I was wondering the same thing, actually. I'm planning to read Hardboiled Wonderland and the End of the World but I don't know if I should read it in Spanish or English.

Maybe some kind user can help me? :3

I’m probably not going to read it in a while, but what is the easiest (in terms of vocabulary & grammar) of the great Japanese novels? 雪国?

Nothing funnier than a purist who's probably read like 8 books in his life

Why do some people who've read a fair amount of japanese lit like H.Murakami and others who seem to not read any other japanese authors hate him? Is disliking him literally a meme spread by people who don't read books?

>others who seem to not read any other japanese authors hate him?
On one hand, it might be because he's more or less the GGM of the 21st century -- a fashionable, boogiepop author that is both good and popular.

On the other, if you strongly dislike Murakami because of the simplicity of his prose, there's a chance that you might dislike Japanese literature in general, as it tends to be pretty straightforward in terms of prose.

>random chart
>Dance Dance Dance but none of the other books

You weren't kidding random.

Probably something Souseki

I read this review (Japanese) about Murakami. The reviewer basically said that Murakami's books are like BGM music -- they're nice to consume and easy to understand but most of it is just fluff and has no real deep meaning. It's just easy to read.

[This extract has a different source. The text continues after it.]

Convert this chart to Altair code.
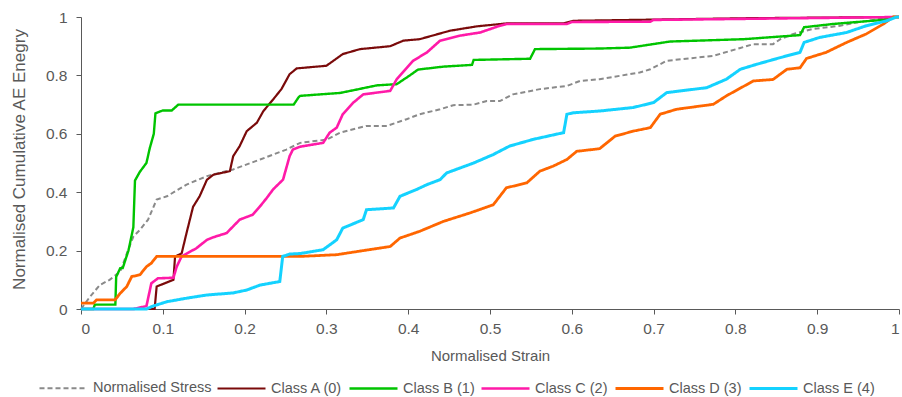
import altair as alt
import pandas as pd

series_names = ["Normalised Stress", "Class A (0)", "Class B (1)", "Class C (2)", "Class D (3)", "Class E (4)"]
series_colors = ["#8a8a8a", "#7a0a0a", "#00c400", "#ff1aa8", "#ff6600", "#14d2ff"]

stress_x = [0, 0.011, 0.023, 0.035, 0.048, 0.056, 0.064, 0.072, 0.082, 0.0925, 0.105, 0.129, 0.154, 0.186, 0.219, 0.251, 0.268, 0.3, 0.317, 0.349, 0.374, 0.398, 0.414, 0.439, 0.455, 0.48, 0.496, 0.512, 0.528, 0.561, 0.594, 0.61, 0.634, 0.683, 0.696, 0.716, 0.773, 0.806, 0.822, 0.846, 0.855, 0.871, 0.895, 0.928, 0.952, 0.993, 1.0]
stress_y = [0, 0.042, 0.082, 0.1, 0.128, 0.19, 0.248, 0.271, 0.306, 0.375, 0.386, 0.426, 0.455, 0.478, 0.512, 0.546, 0.569, 0.58, 0.604, 0.627, 0.627, 0.65, 0.667, 0.684, 0.698, 0.7, 0.712, 0.712, 0.735, 0.753, 0.764, 0.781, 0.787, 0.81, 0.821, 0.85, 0.867, 0.894, 0.907, 0.907, 0.924, 0.942, 0.959, 0.97, 0.983, 1.0, 1.0]

a_x = [0, 0.09, 0.0925, 0.113, 0.115, 0.123, 0.129, 0.137, 0.145, 0.154, 0.162, 0.182, 0.186, 0.194, 0.2026, 0.215, 0.223, 0.235, 0.245, 0.255, 0.2637, 0.3, 0.32, 0.341, 0.378, 0.394, 0.414, 0.451, 0.484, 0.52, 0.589, 0.602, 0.818, 1.0]
a_y = [0, 0, 0.077, 0.10, 0.18, 0.19, 0.26, 0.35, 0.386, 0.443, 0.46, 0.472, 0.523, 0.558, 0.609, 0.638, 0.678, 0.718, 0.753, 0.804, 0.824, 0.833, 0.873, 0.89, 0.90, 0.919, 0.924, 0.953, 0.968, 0.978, 0.978, 0.987, 0.996, 1.0]

b_x = [0, 0.015, 0.017, 0.042, 0.043, 0.048, 0.051, 0.058, 0.064, 0.066, 0.072, 0.08, 0.084, 0.089, 0.091, 0.1, 0.111, 0.119, 0.26, 0.266, 0.268, 0.317, 0.362, 0.386, 0.402, 0.412, 0.443, 0.478, 0.48, 0.549, 0.555, 0.634, 0.671, 0.72, 0.81, 0.879, 0.884, 0.919, 0.98, 0.993, 1.0]
b_y = [0, 0, 0.015, 0.015, 0.11, 0.14, 0.14, 0.2, 0.28, 0.44, 0.47, 0.5, 0.55, 0.6, 0.67, 0.68, 0.68, 0.7, 0.7, 0.725, 0.73, 0.74, 0.766, 0.77, 0.8, 0.82, 0.83, 0.836, 0.853, 0.857, 0.89, 0.892, 0.895, 0.916, 0.924, 0.938, 0.965, 0.976, 0.99, 1.0, 1.0]

c_x = [0, 0.064, 0.08, 0.086, 0.094, 0.113, 0.117, 0.123, 0.141, 0.154, 0.162, 0.178, 0.186, 0.194, 0.21, 0.219, 0.227, 0.235, 0.247, 0.255, 0.259, 0.268, 0.296, 0.304, 0.3126, 0.32, 0.333, 0.345, 0.378, 0.386, 0.406, 0.423, 0.439, 0.463, 0.488, 0.512, 0.52, 0.594, 0.6, 0.696, 0.7, 1.0]
c_y = [0, 0, 0.01, 0.088, 0.105, 0.107, 0.145, 0.18, 0.208, 0.237, 0.246, 0.26, 0.283, 0.306, 0.323, 0.352, 0.38, 0.41, 0.443, 0.523, 0.546, 0.556, 0.569, 0.604, 0.621, 0.667, 0.707, 0.735, 0.747, 0.787, 0.85, 0.879, 0.919, 0.936, 0.947, 0.97, 0.976, 0.976, 0.983, 0.984, 0.99, 1.0]

d_x = [0, 0.015, 0.019, 0.0416, 0.048, 0.056, 0.062, 0.072, 0.08, 0.086, 0.0925, 0.268, 0.3126, 0.345, 0.378, 0.39, 0.414, 0.443, 0.4756, 0.504, 0.512, 0.52, 0.545, 0.561, 0.577, 0.594, 0.606, 0.634, 0.653, 0.675, 0.696, 0.708, 0.728, 0.773, 0.789, 0.822, 0.846, 0.863, 0.879, 0.887, 0.911, 0.936, 0.96, 0.981, 0.993, 1.0]
d_y = [0.02, 0.02, 0.031, 0.031, 0.054, 0.077, 0.111, 0.117, 0.145, 0.157, 0.18, 0.18, 0.186, 0.2, 0.214, 0.243, 0.266, 0.3, 0.329, 0.357, 0.386, 0.415, 0.432, 0.472, 0.489, 0.512, 0.54, 0.549, 0.592, 0.609, 0.621, 0.667, 0.684, 0.701, 0.73, 0.781, 0.786, 0.821, 0.826, 0.858, 0.879, 0.913, 0.942, 0.976, 1.0, 1.0]

e_x = [0, 0.08, 0.088, 0.105, 0.129, 0.154, 0.186, 0.2026, 0.219, 0.243, 0.2466, 0.255, 0.268, 0.296, 0.3126, 0.32, 0.345, 0.349, 0.382, 0.39, 0.41, 0.423, 0.439, 0.447, 0.48, 0.504, 0.524, 0.553, 0.59, 0.594, 0.602, 0.634, 0.675, 0.7, 0.716, 0.765, 0.789, 0.806, 0.826, 0.855, 0.879, 0.884, 0.903, 0.936, 0.96, 0.985, 0.997, 1.0]
e_y = [0, 0, 0.01, 0.025, 0.037, 0.048, 0.055, 0.065, 0.082, 0.094, 0.18, 0.188, 0.19, 0.203, 0.237, 0.277, 0.306, 0.34, 0.346, 0.386, 0.409, 0.426, 0.443, 0.466, 0.5, 0.529, 0.558, 0.581, 0.604, 0.667, 0.672, 0.678, 0.69, 0.707, 0.741, 0.758, 0.787, 0.821, 0.838, 0.861, 0.879, 0.913, 0.93, 0.947, 0.97, 0.987, 1.0, 1.0]

x_ticks = [0, 0.1, 0.2, 0.3, 0.4, 0.5, 0.6, 0.7, 0.8, 0.9, 1]
y_ticks = [0, 0.2, 0.4, 0.6, 0.8, 1]

all_x = [stress_x, a_x, b_x, c_x, d_x, e_x]
all_y = [stress_y, a_y, b_y, c_y, d_y, e_y]

rows = []
for k, (name, xs, ys) in enumerate(zip(series_names, all_x, all_y)):
    for i, (xv, yv) in enumerate(zip(xs, ys)):
        rows.append({"series": name, "strain": xv, "energy": yv, "idx": i})
df = pd.DataFrame(rows)

grey = "#595959"
font = "Liberation Sans"

legend = alt.Legend(
    orient="none", legendX=-43, legendY=346, direction="horizontal", columns=6,
    title=None, symbolType="stroke", symbolSize=2304, symbolStrokeWidth=3,
    labelFontSize=14.5, labelColor=grey, labelFont=font, columnPadding=1, labelOffset=4,
)

base = alt.Chart(df).mark_line(clip=False).encode(
    x=alt.X("strain:Q", scale=alt.Scale(domain=[0, 1], nice=False),
            axis=alt.Axis(values=x_ticks, format="~g", title="Normalised Strain",
                          labelPadding=7, titleY=46, titleBaseline="middle")),
    y=alt.Y("energy:Q", scale=alt.Scale(domain=[0, 1], nice=False),
            axis=alt.Axis(values=y_ticks, format="~g", title="Normalised Cumulative AE Enegry",
                          labelPadding=9, titleX=-62, titleY=142, titleBaseline="middle",
                          titleAlign="center", titleAngle=-90, titleFontSize=17)),
    color=alt.Color("series:N", scale=alt.Scale(domain=series_names, range=series_colors), legend=legend),
    strokeDash=alt.StrokeDash("series:N", scale=alt.Scale(domain=series_names,
                              range=[[5, 3], [1, 0], [1, 0], [1, 0], [1, 0], [1, 0]]), legend=legend),
    strokeWidth=alt.StrokeWidth("series:N", scale=alt.Scale(domain=series_names,
                                range=[2, 3, 3, 3, 3, 3]), legend=legend),
    order=alt.Order("idx:Q"),
)

layers = [base.transform_filter(alt.datum.series == name) for name in series_names]

chart = alt.layer(*layers).properties(
    width=818, height=292,
    padding={"left": 81, "top": 17, "right": 3, "bottom": 88},
    autosize=alt.AutoSizeParams(type="none"),
).configure_view(stroke=None).configure_axis(
    grid=False, domainColor=grey, tickColor=grey, labelColor=grey, titleColor=grey,
    labelFont=font, titleFont=font, labelFontSize=15.5, titleFontSize=15,
    titleFontWeight="normal", tickSize=5, domainWidth=1, tickWidth=1,
)

chart.save("out.html", embed_options={"renderer": "svg", "actions": False})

>if you strongly dislike Murakami because of the simplicity of his prose, there's a chance that you might dislike Japanese literature in general, as it tends to be pretty straightforward in terms of prose

No. Only Murakami does this. Most of the famous writers write with much more varied vocabulary than Murakami.

Some of the translations in spanish are... weird or just poorly made. Weird in the therm of sometimes they mix the words and means something else and poorly because they skip information. I had a problem with the spanish version of Kitchen by Yoshimoto and some parts are ripped off. Like why the fuck do you need to know this? and in the future theres a little reference about it.

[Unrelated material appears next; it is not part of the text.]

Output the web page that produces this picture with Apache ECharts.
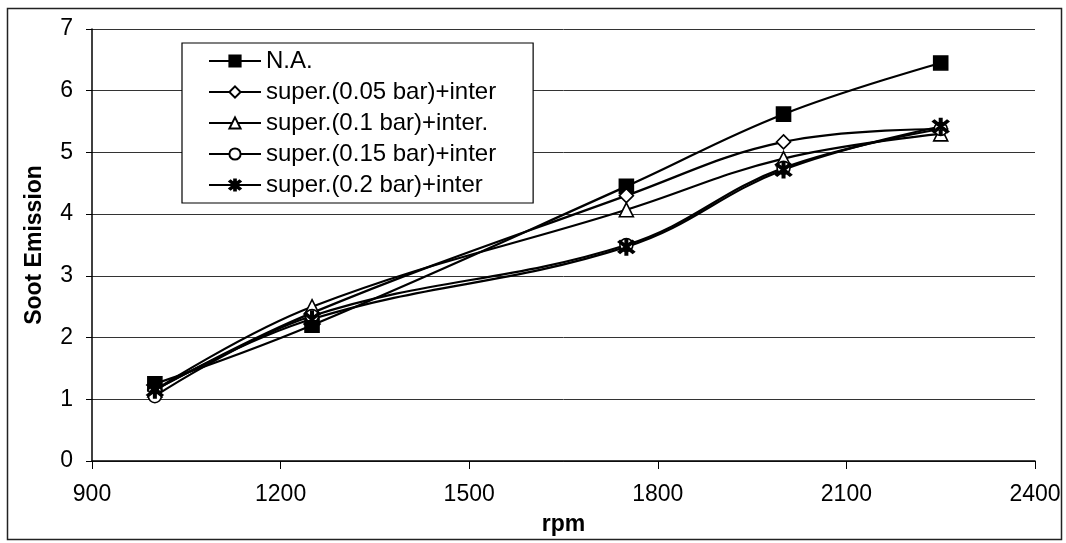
<!DOCTYPE html>
<html>
<head>
<meta charset="utf-8">
<script src="https://cdn.jsdelivr.net/npm/echarts@6/dist/echarts.min.js"></script>
<style>
  html, body { margin: 0; padding: 0; background: #fff; }
  #main { width: 1066px; height: 543px; }
</style>
</head>
<body>
<div id="main"></div>
<script>
// engine speed, rpm
const rpm = [1000, 1250, 1750, 2000, 2250];

// soot emission per configuration
const naValues = [1.25, 2.2, 4.45, 5.62, 6.45];
const super005 = [1.15, 2.4, 4.3, 5.17, 5.38];
const super01 = [1.15, 2.5, 4.07, 4.9, 5.3];
const super015 = [1.05, 2.35, 3.5, 4.75, 5.38];
const super02 = [1.15, 2.3, 3.47, 4.72, 5.42];

const seriesNames = [
  'N.A.',
  'super.(0.05 bar)+inter',
  'super.(0.1 bar)+inter.',
  'super.(0.15 bar)+inter',
  'super.(0.2 bar)+inter'
];

// asterisk marker made of three thin bars
const starPath = 'path://M-1.2,-10L1.2,-10L1.2,10L-1.2,10Z' +
  'M-6.2,-7.9L7.9,6.2L6.2,7.9L-7.9,-6.2Z' +
  'M6.2,-7.9L7.9,-6.2L-6.2,7.9L-7.9,6.2Z';

const font = 'Liberation Sans, Arial, sans-serif';

const pairs = (vals) => rpm.map((x, i) => [x, vals[i]]);

const makeSeries = (name, vals, symbol, size, fill) => ({
  name: name,
  type: 'line',
  smooth: 0.4,
  data: pairs(vals),
  symbol: symbol,
  symbolSize: size,
  showAllSymbol: true,
  lineStyle: { color: '#000', width: 2.2 },
  itemStyle: { color: fill, borderColor: '#000', borderWidth: 1.6 },
  emphasis: { disabled: true }
});

const chart = echarts.init(document.getElementById('main'));

const option = {
  animation: false,
  backgroundColor: '#fff',
  textStyle: { fontFamily: font, color: '#000' },
  grid: { left: 92, right: 31, top: 29, bottom: 82 },
  graphic: [{
    type: 'rect',
    shape: { x: 7.5, y: 8.5, width: 1054, height: 531 },
    style: { fill: 'none', stroke: '#222', lineWidth: 1.5 },
    silent: true
  }],
  legend: {
    orient: 'vertical',
    left: 182,
    top: 43,
    padding: [6, 37, 6, 26],
    itemGap: 7,
    itemWidth: 52,
    itemHeight: 14,
    backgroundColor: '#fff',
    borderColor: '#000',
    borderWidth: 1.2,
    data: seriesNames,
    textStyle: { fontFamily: font, fontSize: 24, color: '#000', lineHeight: 24 }
  },
  xAxis: {
    type: 'value',
    min: 900,
    max: 2400,
    interval: 300,
    name: 'rpm',
    nameLocation: 'middle',
    nameGap: 52,
    nameTextStyle: { fontFamily: font, fontSize: 23, fontWeight: 'bold', color: '#000' },
    axisLine: { show: true, lineStyle: { color: '#000', width: 1.5 } },
    axisTick: { show: true, length: 8, lineStyle: { color: '#000' } },
    axisLabel: { fontFamily: font, fontSize: 23, color: '#000', margin: 22, formatter: (v) => String(v) },
    splitLine: { show: false }
  },
  yAxis: {
    type: 'value',
    min: 0,
    max: 7,
    interval: 1,
    name: 'Soot Emission',
    nameLocation: 'middle',
    nameGap: 46,
    nameTextStyle: { fontFamily: font, fontSize: 23, fontWeight: 'bold', color: '#000' },
    axisLine: { show: true, lineStyle: { color: '#000', width: 1.5 } },
    axisTick: { show: true, length: 6, lineStyle: { color: '#000' } },
    axisLabel: { fontFamily: font, fontSize: 23, color: '#000', margin: 19 },
    splitLine: { show: true, lineStyle: { color: '#333', width: 1 } }
  },
  series: [
    makeSeries(seriesNames[0], naValues, 'rect', 14, '#000'),
    makeSeries(seriesNames[1], super005, 'diamond', 14, '#fff'),
    makeSeries(seriesNames[2], super01, 'triangle', 14, '#fff'),
    makeSeries(seriesNames[3], super015, 'circle', 13, '#fff'),
    makeSeries(seriesNames[4], super02, starPath, 16, '#000')
  ]
};

chart.setOption(option);
</script>
</body>
</html>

I mostly read english versions, I think they're better.

oh shit, a japanese review said that? pack it in guys, we've heard from the source

Murakami is a fucking joke, I've read 2 of his books and will never waste time on any more.

I've enjoyed works from the well known authors, Abe Kobo, Akutagawa Ryunosuke, Dazai Osamu, Kawabata Yasunari, Mishima Yukio, Soseki Natsume. I quite liked all of them except for Kawabata's Snow Country, I guess it went over my head but the novel seemed really empty even when I tried to look at from the eyes of someone who understands Japanese culture.

The Lord of the Rings have songs in them. Does that mean they aren't novels?

Where did you learn about Japanese Culture?

i've read 4 murakami books and i still couldn't conclude: is he YA or real literature?

He's not YA Jesus.

>Only Murakami does this
No. I can't speak about the original Japanese text (I've only heard that Hear The Wind Sing was a bit experimental), but Japanese prose, at least translated, is very straight forward and to-the-point. You can't even argue when it comes to guys like Mishima (who's also more or less reviled in Japan from what I've headd). Akutagawa, Dazai, Kawabata, Abe, etc. are no better in translation (at least in that regard).

Soseki and Oe do stray away from the typically simple Japanese prose. But even then, their stuff is not hard to read at all.

>who's also more or less reviled in Japan from what I've head

News to me. Most people haven't read him extensively (or not at all since high school or college). They know about the "Mishima Incident"

whats this incident my nigga

Where he tried to incite a coup to restore the emperor and committed sudoku.

Then the translation is shit. Mishima's prose is far from straightforward.